REPUBLIKA.CO.ID, JAKARTA -- Fraksi Partai Keadilan Sejahtera (PKS) menyesalkan putusan Mahkamah Kontistusi (MK), yang tidak mengabulkan permohonan uji materi terhadap pasal kesusilaan dalam KUHP. Padahal, materi pemohon justru berangkat dari realitas nyata perilaku asusila dan amoral, yang semakin marak dan mengancam generasi bangsa. Perilaku asusila dan amoral itu pun tidak sesuai dengan kebangsaan Indonesia, yang beradab, bermartabat, dan relijius.
Menurutnya permohonan tersebut adalah upaya mengokohkan kebangsaan yang beradab, bermatabat, dan relijius sesuai Pancasila dan UUD 1945 sebagai nilai-nilai luhur bangsa. "Sejatinya ini bagian dari tanggung jawab kita untuk menjaga moral, karakter dan identitas bangsa,'' kata Ketua Fraksi PKS, Jazuli Juwaini, dalam keterangan pers yang diterima Republika, Jumat (15/12).
Jazuli menjelaskan, sejatinya apa yang dimohonkan tersebut sangat konstruktif bagi hukum positif yang berlaku, khususnya terkait kesusilaan yang tidak lagi sesuai dengan perkembangan lingkungan sosial dan problematika yang ada. Terlebih, ini menyangkut moral dan karakter bangsa.
Dalam permohonnan uji materi tersebut, pemohon meminta agar Mahkamah mengafirmasi hukuman bagi perzinahan pada Pasal 284 KUHP, yaitu mencakup hubungan badan antara laki-laki dan perempuan yang bukan suami istri alias kumpul kebo, dapat dijerat dengan pidana.
''Bagaimana bangsa ini membiarkan perzinahan atau kumpul kebo tidak bisa dituntut hukum. Padahal moralitas universal jelas tidak membenarkan, mudaratnya juga nyata bagi lingkungan sosial dan masa depan keluarga Indonesia. Perilaku ini juga bisa menjadi pintu masuk kejahatan seksual dan pelecehan," kata Jazuli.
Selain itu, pemohon meminta Mahkamah untuk merumuskan kembali Pasal 285 KUHP agar larangan bersetubuh dengan paksaan (perkosaan) dapat diperluas lagi. Dalam hal ini, korban bukan hanya perempuan, tapi laki-laki juga bisa menjadi korban.
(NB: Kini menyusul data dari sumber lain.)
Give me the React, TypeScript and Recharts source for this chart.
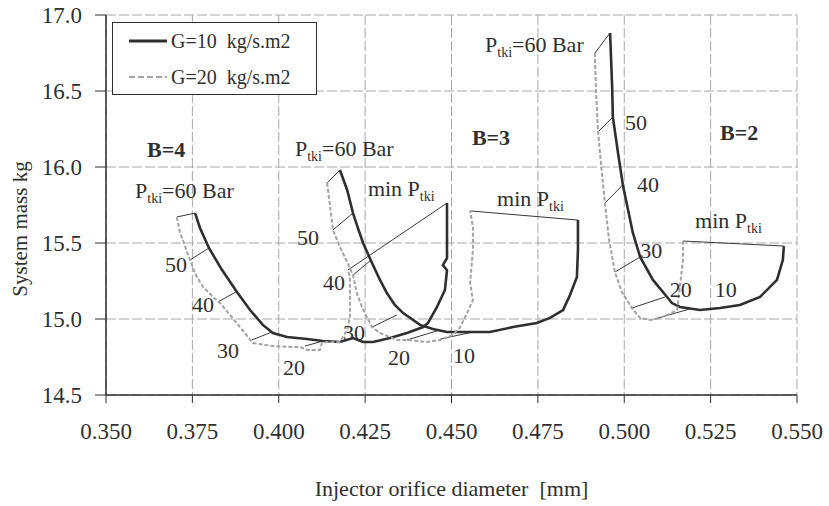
import {
  ComposedChart,
  Line,
  Scatter,
  XAxis,
  YAxis,
  CartesianGrid,
  Legend,
} from "recharts";

const FONT = "Liberation Serif, Tinos, Times New Roman, DejaVu Serif, serif";
const INK = "#2f2f2f";
const GREY = "#a3a3a3";

const xTicks = [0.35, 0.375, 0.4, 0.425, 0.45, 0.475, 0.5, 0.525, 0.55];
const yTicks = [14.5, 15.0, 15.5, 16.0, 16.5, 17.0];

// B=4, from Ptki=60 Bar down to min Ptki
const b4G10: [number, number][] = [
  [0.3758, 15.697], [0.3772, 15.599], [0.3798, 15.467], [0.3836, 15.322],
  [0.3879, 15.178], [0.3917, 15.059], [0.3954, 14.961], [0.3983, 14.908],
  [0.4024, 14.882], [0.4082, 14.868], [0.4128, 14.855], [0.4177, 14.849],
  [0.4215, 14.875], [0.4244, 14.849], [0.4273, 14.849], [0.4322, 14.875],
  [0.4371, 14.908], [0.4418, 14.947], [0.4432, 14.974], [0.4458, 15.079],
  [0.4481, 15.191], [0.4487, 15.322], [0.4475, 15.355], [0.4487, 15.401],
  [0.4487, 15.586], [0.4487, 15.763],
];
const b4G20: [number, number][] = [
  [0.3705, 15.671], [0.3714, 15.572], [0.3743, 15.388], [0.376, 15.289],
  [0.3781, 15.211], [0.3807, 15.151], [0.383, 15.105], [0.3859, 15.026],
  [0.3888, 14.947], [0.3925, 14.842], [0.3983, 14.822], [0.4033, 14.816],
  [0.4062, 14.816], [0.4082, 14.796], [0.4119, 14.796], [0.4125, 14.842],
  [0.414, 14.849], [0.4177, 14.849], [0.4198, 14.928], [0.4206, 15.013],
  [0.4206, 15.125], [0.4206, 15.276], [0.42, 15.322],
];

// B=3
const b3G10: [number, number][] = [
  [0.4177, 15.98], [0.4198, 15.849], [0.4215, 15.697], [0.4229, 15.599],
  [0.4244, 15.5], [0.427, 15.368], [0.4293, 15.257], [0.4313, 15.171],
  [0.4336, 15.092], [0.436, 15.039], [0.4409, 14.961], [0.4446, 14.934],
  [0.4487, 14.914], [0.4562, 14.914], [0.4611, 14.914], [0.4678, 14.947],
  [0.4747, 14.974], [0.4785, 15.007], [0.4823, 15.059], [0.4843, 15.158],
  [0.4863, 15.276], [0.4866, 15.454], [0.4866, 15.651],
];
const b3G20: [number, number][] = [
  [0.414, 15.895], [0.4148, 15.75], [0.4157, 15.586], [0.4177, 15.474],
  [0.4198, 15.375], [0.4215, 15.289], [0.4226, 15.171], [0.4241, 15.079],
  [0.4255, 15.013], [0.427, 14.947], [0.4293, 14.908], [0.4342, 14.862],
  [0.4371, 14.862], [0.4429, 14.849], [0.4467, 14.862], [0.4504, 14.895],
  [0.4525, 14.947], [0.4545, 15.039], [0.4562, 15.125], [0.4554, 15.237],
  [0.4562, 15.454], [0.4562, 15.605], [0.4554, 15.711],
];

// B=2
const b2G10: [number, number][] = [
  [0.4959, 16.882], [0.4965, 16.526], [0.4967, 16.329], [0.4982, 16.092],
  [0.4996, 15.882], [0.5025, 15.566], [0.5046, 15.408], [0.5083, 15.257],
  [0.5124, 15.145], [0.5138, 15.105], [0.5161, 15.079], [0.5219, 15.059],
  [0.5277, 15.072], [0.5335, 15.092], [0.5393, 15.145], [0.5442, 15.257],
  [0.5459, 15.388], [0.5462, 15.48],
];
const b2G20: [number, number][] = [
  [0.4915, 16.75], [0.4918, 16.507], [0.4924, 16.243], [0.4933, 16.013],
  [0.4944, 15.763], [0.4956, 15.52], [0.4973, 15.309], [0.4993, 15.178],
  [0.5022, 15.072], [0.5046, 15.007], [0.5075, 14.993], [0.5103, 15.007],
  [0.5124, 15.026], [0.5153, 15.059], [0.5161, 15.211], [0.517, 15.388],
  [0.517, 15.513],
];

// thin lines joining equal Ptki on the two G curves
const ptkiLinks: [number, number, number, number][] = [
  // top (60 Bar)
  [0.3705, 15.671, 0.3758, 15.697],
  [0.414, 15.895, 0.4177, 15.98],
  [0.4915, 16.75, 0.4959, 16.882],
  // B=4: 50, 40, 30, 20
  [0.3798, 15.467, 0.3743, 15.388],
  [0.3876, 15.178, 0.3824, 15.112],
  [0.398, 14.914, 0.3922, 14.862],
  [0.4128, 14.855, 0.4076, 14.822],
  // B=3: 50, 40, 30, 20, 10
  [0.4215, 15.697, 0.4157, 15.586],
  [0.4267, 15.388, 0.4215, 15.289],
  [0.4342, 15.026, 0.427, 14.947],
  [0.4467, 14.928, 0.4371, 14.862],
  [0.4562, 14.914, 0.4467, 14.868],
  // B=2: 50, 40, 30, 20, 10
  [0.4967, 16.329, 0.4924, 16.23],
  [0.4996, 15.882, 0.4944, 15.763],
  [0.5046, 15.408, 0.4973, 15.309],
  [0.5118, 15.145, 0.5022, 15.072],
  [0.519, 15.066, 0.5088, 15.0],
  // min Ptki
  [0.4487, 15.763, 0.42, 15.322],
  [0.4866, 15.651, 0.4554, 15.711],
  [0.5462, 15.48, 0.517, 15.513],
];

// annotation text: x, y (baseline start), main text, subscript, tail
const notes = [
  { x: 0.3619, y: 16.066, pre: "B=4", sub: "", post: "", bold: true },
  { x: 0.4559, y: 16.145, pre: "B=3", sub: "", post: "", bold: true },
  { x: 0.5277, y: 16.178, pre: "B=2", sub: "", post: "", bold: true },
  { x: 0.3584, y: 15.796, pre: "P", sub: "tki", post: "=60 Bar" },
  { x: 0.4047, y: 16.072, pre: "P", sub: "tki", post: "=60 Bar" },
  { x: 0.4597, y: 16.757, pre: "P", sub: "tki", post: "=60 Bar" },
  { x: 0.4258, y: 15.809, pre: "min P", sub: "tki", post: "" },
  { x: 0.4632, y: 15.743, pre: "min P", sub: "tki", post: "" },
  { x: 0.5205, y: 15.599, pre: "min P", sub: "tki", post: "" },
  { x: 0.3671, y: 15.309, pre: "50", sub: "", post: "" },
  { x: 0.3749, y: 15.046, pre: "40", sub: "", post: "" },
  { x: 0.3821, y: 14.743, pre: "30", sub: "", post: "" },
  { x: 0.4012, y: 14.632, pre: "20", sub: "", post: "" },
  { x: 0.4053, y: 15.487, pre: "50", sub: "", post: "" },
  { x: 0.4128, y: 15.191, pre: "40", sub: "", post: "" },
  { x: 0.4186, y: 14.862, pre: "30", sub: "", post: "" },
  { x: 0.4316, y: 14.697, pre: "20", sub: "", post: "" },
  { x: 0.4504, y: 14.711, pre: "10", sub: "", post: "" },
  { x: 0.5002, y: 16.243, pre: "50", sub: "", post: "" },
  { x: 0.5037, y: 15.836, pre: "40", sub: "", post: "" },
  { x: 0.5046, y: 15.401, pre: "30", sub: "", post: "" },
  { x: 0.5132, y: 15.145, pre: "20", sub: "", post: "" },
  { x: 0.5262, y: 15.145, pre: "10", sub: "", post: "" },
];

const toRows = (pts: [number, number][]) => pts.map(([x, y]) => ({ x, y }));

const curves = [
  { key: "b4g10", pts: b4G10, dark: true },
  { key: "b4g20", pts: b4G20, dark: false },
  { key: "b3g10", pts: b3G10, dark: true },
  { key: "b3g20", pts: b3G20, dark: false },
  { key: "b2g10", pts: b2G10, dark: true },
  { key: "b2g20", pts: b2G20, dark: false },
];

function NoteShape(props: any) {
  const { cx, cy, payload } = props;
  return (
    <text
      x={cx}
      y={cy}
      style={{ fontFamily: FONT }}
      fontSize={22}
      fontWeight={payload.bold ? 700 : 400}
      fill={INK}
    >
      {payload.pre}
      {payload.sub && (
        <tspan dy={5} fontSize={14}>
          {payload.sub}
        </tspan>
      )}
      {payload.post && <tspan dy={-5}>{payload.post}</tspan>}
    </text>
  );
}

function LegendBox() {
  const row = (dark: boolean, text: string) => (
    <div style={{ display: "flex", alignItems: "center", height: 36 }}>
      <svg width={40} height={10} style={{ marginRight: 4 }}>
        <line
          x1={2}
          y1={5}
          x2={40}
          y2={5}
          stroke={dark ? INK : GREY}
          strokeWidth={dark ? 3 : 2}
          strokeDasharray={dark ? undefined : "6 3"}
        />
      </svg>
      <span>{text}</span>
    </div>
  );
  return (
    <div
      style={{
        width: 205,
        height: 73,
        boxSizing: "border-box",
        border: `1px solid ${INK}`,
        background: "#fff",
        padding: "0 0 0 14px",
        fontFamily: FONT,
        fontSize: 20,
        color: INK,
        whiteSpace: "pre",
      }}
    >
      {row(true, "G=10  kg/s.m2")}
      {row(false, "G=20  kg/s.m2")}
    </div>
  );
}

export default function App() {
  return (
    <div style={{ position: "absolute", left: 0, top: 0, background: "#fff", fontFamily: FONT }}>
      <ComposedChart
        width={829}
        height={506}
        margin={{ top: 15, right: 32, bottom: 0, left: 0 }}
        style={{ fontFamily: FONT }}
      >
        <CartesianGrid stroke="#a8a8a8" strokeDasharray="10 3" />
        <XAxis
          type="number"
          dataKey="x"
          domain={[0.35, 0.55]}
          ticks={xTicks}
          interval={0}
          allowDataOverflow
          height={111}
          tickSize={8}
          tickMargin={20}
          tickFormatter={(v: number) => v.toFixed(3)}
          tick={{ fontSize: 23, fill: INK, style: { fontFamily: FONT } }}
          tickLine={{ stroke: INK }}
          axisLine={{ stroke: INK, strokeWidth: 1.5 }}
          label={{
            content: ({ viewBox }: any) => (
              <text
                x={viewBox.x + viewBox.width / 2}
                y={viewBox.y + 101}
                textAnchor="middle"
                fontSize={22}
                fill={INK}
                style={{ whiteSpace: "pre", fontFamily: FONT }}
              >
                {"Injector orifice diameter  [mm]"}
              </text>
            ),
          }}
        />
        <YAxis
          type="number"
          dataKey="y"
          domain={[14.5, 17]}
          ticks={yTicks}
          interval={0}
          allowDataOverflow
          width={106}
          tickSize={11}
          tickMargin={13}
          tickFormatter={(v: number) => v.toFixed(1)}
          tick={{ fontSize: 23, fill: INK, style: { fontFamily: FONT } }}
          tickLine={{ stroke: INK }}
          axisLine={{ stroke: INK, strokeWidth: 1.5 }}
          label={{
            content: ({ viewBox }: any) => {
              const cx = viewBox.x + 20;
              const cy = viewBox.y + viewBox.height / 2 + 24;
              return (
                <text
                  x={cx}
                  y={cy}
                  transform={`rotate(-90, ${cx}, ${cy})`}
                  textAnchor="middle"
                  dominantBaseline="central"
                  fontSize={21}
                  fill={INK}
                  style={{ fontFamily: FONT }}
                >
                  System mass kg
                </text>
              );
            },
          }}
        />
        <Legend
          layout="horizontal"
          verticalAlign="middle"
          align="center"
          content={() => <LegendBox />}
          wrapperStyle={{ left: 112, top: 22, width: 205, height: 73 }}
        />
        {ptkiLinks.map(([x1, y1, x2, y2], i) => (
          <Line
            key={`link${i}`}
            data={[{ x: x1, y: y1 }, { x: x2, y: y2 }]}
            dataKey="y"
            type="linear"
            stroke="#3a3a3a"
            strokeWidth={1}
            dot={false}
            activeDot={false}
            legendType="none"
            isAnimationActive={false}
          />
        ))}
        {curves.map((c) => (
          <Line
            key={c.key}
            data={toRows(c.pts)}
            dataKey="y"
            type="linear"
            stroke={c.dark ? INK : GREY}
            strokeWidth={c.dark ? 2.6 : 2}
            strokeDasharray={c.dark ? undefined : "4 2"}
            dot={false}
            activeDot={false}
            legendType="none"
            isAnimationActive={false}
          />
        ))}
        <Scatter
          data={notes}
          dataKey="y"
          shape={NoteShape}
          legendType="none"
          isAnimationActive={false}
        />
      </ComposedChart>
    </div>
  );
}
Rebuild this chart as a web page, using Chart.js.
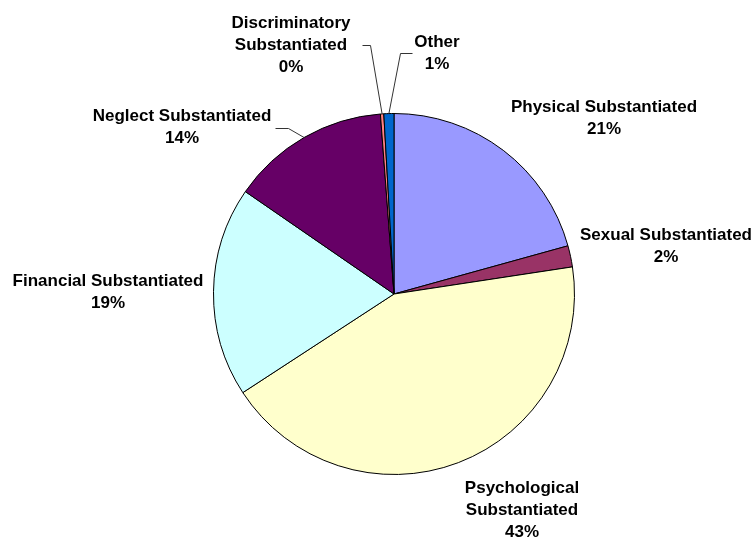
<!DOCTYPE html>
<html>
<head>
<meta charset="utf-8">
<script src="https://cdn.jsdelivr.net/npm/chart.js@4/dist/chart.umd.min.js"></script>
<style>
  html, body { margin: 0; padding: 0; background: #fff; }
  canvas { display: block; }
</style>
</head>
<body>
<canvas id="chart" width="756" height="537"></canvas>
<script>
const categories = [
  "Physical Substantiated",
  "Sexual Substantiated",
  "Psychological Substantiated",
  "Financial Substantiated",
  "Neglect Substantiated",
  "Discriminatory Substantiated",
  "Other"
];
const shares = [20.7, 1.9, 43.2, 18.8, 14.2, 0.3, 0.9];
const sliceColors = ["#9999FF", "#993366", "#FFFFCC", "#CCFFFF", "#660066", "#FF8080", "#0066CC"];

// label text lines, split the way the picture wraps them
const labelLines = [
  ["Physical Substantiated"],
  ["Sexual Substantiated"],
  ["Psychological", "Substantiated"],
  ["Financial Substantiated"],
  ["Neglect Substantiated"],
  ["Discriminatory", "Substantiated"],
  ["Other"]
];

// where each label block sits, relative to the pie centre (layout only)
const labelLayout = [
  { dx: 210, dy: -176 },
  { dx: 272, dy: -48 },
  { dx: 128, dy: 216 },
  { dx: -286, dy: -2 },
  { dx: -212, dy: -167, leader: [[-119, -166], [-106, -166]] },
  { dx: -103, dy: -249, leader: [[-32, -249], [-24, -249]] },
  { dx: 43, dy: -241, leader: [[18, -241], [6, -241]] }
];

const outsideLabels = {
  id: "outsideLabels",
  afterDatasetsDraw(chart) {
    const ctx = chart.ctx;
    const meta = chart.getDatasetMeta(0);
    const total = shares.reduce((a, b) => a + b, 0);
    const lineH = 22;

    ctx.save();
    meta.data.forEach((arc, i) => {
      const cx = arc.x;
      const cy = arc.y;
      const lay = labelLayout[i];

      if (lay.leader) {
        const mid = (arc.startAngle + arc.endAngle) / 2;
        const ex = cx + Math.cos(mid) * arc.outerRadius;
        const ey = cy + Math.sin(mid) * arc.outerRadius;
        ctx.strokeStyle = "#333";
        ctx.lineWidth = 1;
        ctx.beginPath();
        ctx.moveTo(cx + lay.leader[0][0] + 0.5, cy + lay.leader[0][1] + 0.5);
        ctx.lineTo(cx + lay.leader[1][0] + 0.5, cy + lay.leader[1][1] + 0.5);
        ctx.lineTo(ex, ey);
        ctx.stroke();
      }

      const pct = Math.round(shares[i] / total * 100) + "%";
      const lines = labelLines[i].concat([pct]);
      const top = cy + lay.dy - (lines.length - 1) * lineH / 2;

      ctx.fillStyle = "#000";
      ctx.font = "bold 17px Arial, 'Liberation Sans', sans-serif";
      ctx.textAlign = "center";
      ctx.textBaseline = "middle";
      lines.forEach((t, k) => {
        ctx.fillText(t, cx + lay.dx, top + k * lineH);
      });
    });
    ctx.restore();
  }
};

new Chart(document.getElementById("chart"), {
  type: "pie",
  data: {
    labels: categories,
    datasets: [{
      data: shares,
      backgroundColor: sliceColors,
      borderColor: "#000",
      borderWidth: 1
    }]
  },
  options: {
    responsive: false,
    animation: false,
    devicePixelRatio: 1,
    layout: {
      padding: { top: 113, bottom: 62, left: 213, right: 181 }
    },
    plugins: {
      legend: { display: false },
      tooltip: { enabled: false }
    }
  },
  plugins: [outsideLabels]
});
</script>
</body>
</html>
Selanjutnya, pemohon juga meminta Mahkamah mengafirmasi hukuman bagi perbuatan pencabulan pada Pasal 292 KUHP berlaku juga bagi sesama jenis baik dilakukan oleh sesama orang dewasa, oleh orang dewasa dengan anak-anak, maupun dilakukan oleh sesama anak kecil.
''Pasal ini adalah upaya pencegahan terhadap perilaku LGBT yang jelas tertolak menurut Pancasila dan Konstitusi Negara. Kami tidak ingin perilaku menyimpang dan penyakit sosial itu semakin marak dan merusak masa depan bangsa kita. Disana ruh dan semangatnya,'' tegas anggota Komisi I DPR RI tersebut.
Jazuli menilai, materi permohonan uji materi tersebut sangat rasional, objektif, dan konstitusional. Dalil-dalil yang disampaikan menjadi problem sosial dan ancaman yang nyata dalam kehidupan berbangsa dan bernegara.
''Upaya ini untuk mencegah meluasnya berbagai penyimpangan, kejahatan seksual dan penyakit sosial yang merusak masa depan genarasi bangsa. Uji materi dimaksudkan untuk melindungi anak-anak, menjaga ketahanan keluarga, dan mengokohkan kebangsaan yang beradab, bermartabat, dan relijius sehingga Mahkamah seharusnya menerimanya,'' ujar Jazuli.
Jazuli menambahkan, dari empat orang Hakim MK, mereka memiliki pendapat berbeda dari putusan (dissenting opinion) dan mendukung penuh permohonan tersebut. Hal ini, kata Jazuli, menunjukkan dalil-dalil permohonan uji materi sangat rasional, objektif, dan konstitusional. ''Tentu Putusan ini tidak boleh membuat kita surut dalam menjaga moralitas dan mengokohkan karakter bangsa. Fraksi PKS akan terus berjuang untuk menjaga moralitas bangsa dengan regulasi yang connecting dengan Konstitusi dan Dasar Negara kita melalui ruang-ruang yang ada, diantaranya lewat pembahasan RUU KUHP yang saat ini sedang dibahas di DPR,'' tutur Jazuli.